As for JNJ vs. PG, you probably can't go wrong either way. Personally, I'd probably lean a bit more towards JNJ for now since it has a higher yield and has increased it's dividend by a greater amount (on average) over the last 10 years (about 11% annual increase for PG and 14.3% for JNJ). I also like the demographic advantage of JNJ (baby boomers want health products); of course, the rise of the middle class in other countries will probably help both (I'd guess PG more though). However, the research reports I just looked at (I have an etrade account), suggest that PG is probably going to grow quicker, so there might be greater stock price appreciation there. And both of their P/E ratios are about 85% of their five year average right now. All that in mind, flip a coin and pick one -- or, look at it this way, if you spend a lot with one and not the other, get some of your money back via dividends [Smile] (that's why I have pepsi and not coke)

*****
As for small and mid-cap stocks, personally, I'm leaning towards ETFs for the most part. I don't want to spend the time to research a lot of 'em and will just take the regular growth instead (if you're planning on doing regular investments, you'd probably be better off with a mutual fund though).

I think for finding them, some of what you have to look for are seriously growing revenues and earnings (profit). Of course, low debt and reasonable stock price help too along with them being a business that is unique (or in a quickly growing market). You can find stock screeners out there to help find 'em. I'm cheap, but Motley Fool does offer some investing newsletters for a couple hundred dollars annually that seem to do well. They offer some free trials, so doing a one month freebie might help ya find some ideas.

The companies you list in your third paragraph suffer greatly from being cyclical in nature as well (well, many companies are, so no big surprise). Discretionary spending will eventually pick back up a bit, but probably not anytime soon.

My guess is that those that keep growing through this rough time are those that are unaffected by consumer spending (maybe industrial manufacturing suppliers) or on the lowest rung of consumer spending (little walmarts); international exposure is probably helpful as well (esp. as more of india and china hit the middle class). Post-recession I'd be looking at those that offer the 'little luxuries of life' or along the lines of Chipotle/BW3s (cheap casual dining)...basically, as people have more money in their pocket they'll increase their standard of living a bit.
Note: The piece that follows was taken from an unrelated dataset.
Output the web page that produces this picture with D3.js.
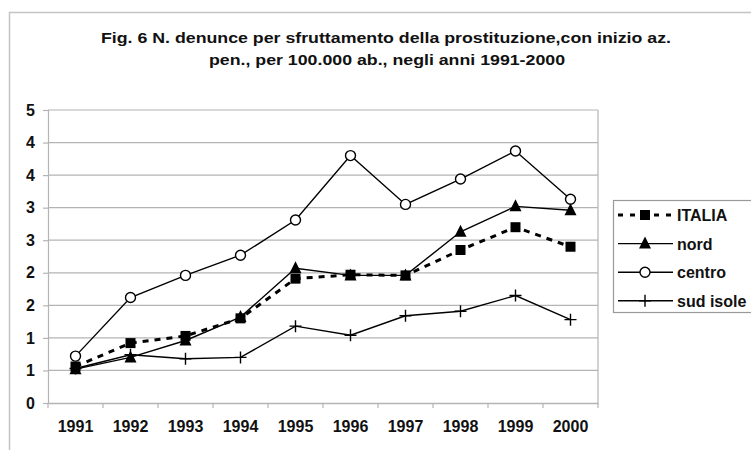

Other thing I'd be looking at these days is any kind of energy related company (we're gonna need more across the world).

As for Apple, I goofed a long time ago not getting it at just above $110. It's kind of a fad stock prone to huge swings these days -- I'm guessing it'll be below $150 again before too long. I just wonder how the recent slowdown is going to affect it. Also, (and I've not looked into this) have they been able to sell many iPods and stuff overseas (particularly Asia)? Plus, a tech company with a growing bullseye could be a bit risky (I wish I was playing the swings tho!)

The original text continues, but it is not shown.